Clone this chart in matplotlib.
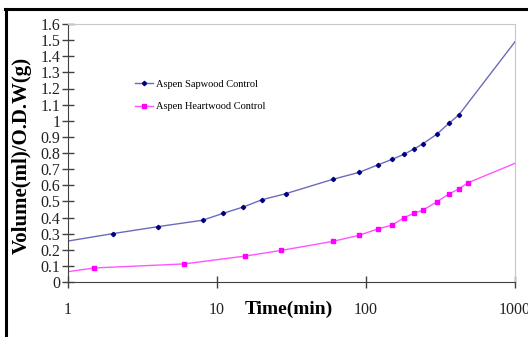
import numpy as np
import matplotlib.pyplot as plt
from matplotlib.lines import Line2D
from matplotlib.ticker import FixedLocator, FuncFormatter, NullLocator

plt.rcParams['font.family'] = ['Liberation Serif', 'DejaVu Serif']

# time (min) and volume (ml/g)
sap_time = [1, 2, 4, 8, 11, 15, 20, 29, 60, 90, 120, 150, 180, 210, 240, 300, 360, 420, 1000]
sap_vol = [0.254, 0.30, 0.343, 0.383, 0.426, 0.465, 0.51, 0.548, 0.637, 0.68, 0.726,
           0.761, 0.792, 0.825, 0.856, 0.918, 0.984, 1.036, 1.49]

heart_time = [1, 1.5, 6, 15.5, 27, 60, 90, 120, 150, 180, 210, 240, 300, 360, 420, 485, 1000]
heart_vol = [0.064, 0.087, 0.112, 0.161, 0.196, 0.252, 0.29, 0.329, 0.353, 0.399, 0.426,
             0.445, 0.498, 0.546, 0.577, 0.616, 0.736]

x_ticks = [1, 10, 100, 1000]
y_ticks = np.round(np.arange(0, 1.61, 0.1), 1)

fig = plt.figure(figsize=(5.28, 3.37), dpi=100)
ax = fig.add_axes([68 / 528, 55 / 337, 447 / 528, 258 / 337])

ax.plot(sap_time, sap_vol, color='#6b6bbd', lw=1, marker='D', ms=2.2,
        mfc='#000080', mec='#000080', markevery=list(range(1, len(sap_time) - 1)),
        label='Aspen Sapwood Control')
ax.plot(heart_time, heart_vol, color='#ff55ff', lw=1, marker='s', ms=2.5,
        mfc='#ff00ff', mec='#ff00ff', markevery=list(range(1, len(heart_time) - 1)),
        label='Aspen Heartwood Control')

ax.set_xscale('log')
ax.set_xlim(1, 1000)
ax.set_ylim(0, 1.6)
ax.xaxis.set_major_locator(FixedLocator(x_ticks))
ax.xaxis.set_minor_locator(NullLocator())
ax.xaxis.set_major_formatter(FuncFormatter(lambda v, p: '%g' % v))
ax.yaxis.set_major_locator(FixedLocator(y_ticks))
ax.yaxis.set_major_formatter(FuncFormatter(lambda v, p: '%g' % v))

ax.tick_params(axis='both', direction='inout', length=9, width=1, color='#404040',
               labelsize=11.5, labelcolor='#222222')
ax.tick_params(axis='x', pad=10)
ax.tick_params(axis='y', pad=1)

for s in ['top', 'right']:
    ax.spines[s].set_color('#c8c8c8')
for s in ['left', 'bottom']:
    ax.spines[s].set_color('#404040')

fig.text(22 / 528, 1 - 155 / 337, 'Volume(ml)/O.D.W(g)', fontsize=15, fontweight='bold',
         rotation=90, ha='center', va='center')
fig.text(289 / 528, 1 - 309 / 337, 'Time(min)', fontsize=14, fontweight='bold',
         ha='center', va='center')

ax.legend(loc='upper left', bbox_to_anchor=(126 / 528, 1 - 70 / 337),
          bbox_transform=fig.transFigure, frameon=False, fontsize=7.5,
          handlelength=1.7, labelspacing=1.3, handletextpad=0.3)

# black frame around the picture
fig.add_artist(Line2D([5 / 528, 1], [1 - 8.5 / 337, 1 - 8.5 / 337], color='black', lw=2.2))
fig.add_artist(Line2D([5.5 / 528, 5.5 / 528], [0, 1 - 8.5 / 337], color='black', lw=2.2))

fig.savefig('out.png', dpi=100)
┄┄┄┄┄┄┄┄┄┄
#### Task statement
Output an exact copy of the material, with the pictures removed.

#### Solution to the exercise
Clone this chart in matplotlib.
import numpy as np
import matplotlib.pyplot as plt
from matplotlib.lines import Line2D
from matplotlib.ticker import FixedLocator, FuncFormatter, NullLocator

plt.rcParams['font.family'] = ['Liberation Serif', 'DejaVu Serif']

# time (min) and volume (ml/g)
sap_time = [1, 2, 4, 8, 11, 15, 20, 29, 60, 90, 120, 150, 180, 210, 240, 300, 360, 420, 1000]
sap_vol = [0.254, 0.30, 0.343, 0.383, 0.426, 0.465, 0.51, 0.548, 0.637, 0.68, 0.726,
           0.761, 0.792, 0.825, 0.856, 0.918, 0.984, 1.036, 1.49]

heart_time = [1, 1.5, 6, 15.5, 27, 60, 90, 120, 150, 180, 210, 240, 300, 360, 420, 485, 1000]
heart_vol = [0.064, 0.087, 0.112, 0.161, 0.196, 0.252, 0.29, 0.329, 0.353, 0.399, 0.426,
             0.445, 0.498, 0.546, 0.577, 0.616, 0.736]

x_ticks = [1, 10, 100, 1000]
y_ticks = np.round(np.arange(0, 1.61, 0.1), 1)

fig = plt.figure(figsize=(5.28, 3.37), dpi=100)
ax = fig.add_axes([68 / 528, 55 / 337, 447 / 528, 258 / 337])

ax.plot(sap_time, sap_vol, color='#6b6bbd', lw=1, marker='D', ms=2.2,
        mfc='#000080', mec='#000080', markevery=list(range(1, len(sap_time) - 1)),
        label='Aspen Sapwood Control')
ax.plot(heart_time, heart_vol, color='#ff55ff', lw=1, marker='s', ms=2.5,
        mfc='#ff00ff', mec='#ff00ff', markevery=list(range(1, len(heart_time) - 1)),
        label='Aspen Heartwood Control')

ax.set_xscale('log')
ax.set_xlim(1, 1000)
ax.set_ylim(0, 1.6)
ax.xaxis.set_major_locator(FixedLocator(x_ticks))
ax.xaxis.set_minor_locator(NullLocator())
ax.xaxis.set_major_formatter(FuncFormatter(lambda v, p: '%g' % v))
ax.yaxis.set_major_locator(FixedLocator(y_ticks))
ax.yaxis.set_major_formatter(FuncFormatter(lambda v, p: '%g' % v))

ax.tick_params(axis='both', direction='inout', length=9, width=1, color='#404040',
               labelsize=11.5, labelcolor='#222222')
ax.tick_params(axis='x', pad=10)
ax.tick_params(axis='y', pad=1)

for s in ['top', 'right']:
    ax.spines[s].set_color('#c8c8c8')
for s in ['left', 'bottom']:
    ax.spines[s].set_color('#404040')

fig.text(22 / 528, 1 - 155 / 337, 'Volume(ml)/O.D.W(g)', fontsize=15, fontweight='bold',
         rotation=90, ha='center', va='center')
fig.text(289 / 528, 1 - 309 / 337, 'Time(min)', fontsize=14, fontweight='bold',
         ha='center', va='center')

ax.legend(loc='upper left', bbox_to_anchor=(126 / 528, 1 - 70 / 337),
          bbox_transform=fig.transFigure, frameon=False, fontsize=7.5,
          handlelength=1.7, labelspacing=1.3, handletextpad=0.3)

# black frame around the picture
fig.add_artist(Line2D([5 / 528, 1], [1 - 8.5 / 337, 1 - 8.5 / 337], color='black', lw=2.2))
fig.add_artist(Line2D([5.5 / 528, 5.5 / 528], [0, 1 - 8.5 / 337], color='black', lw=2.2))

fig.savefig('out.png', dpi=100)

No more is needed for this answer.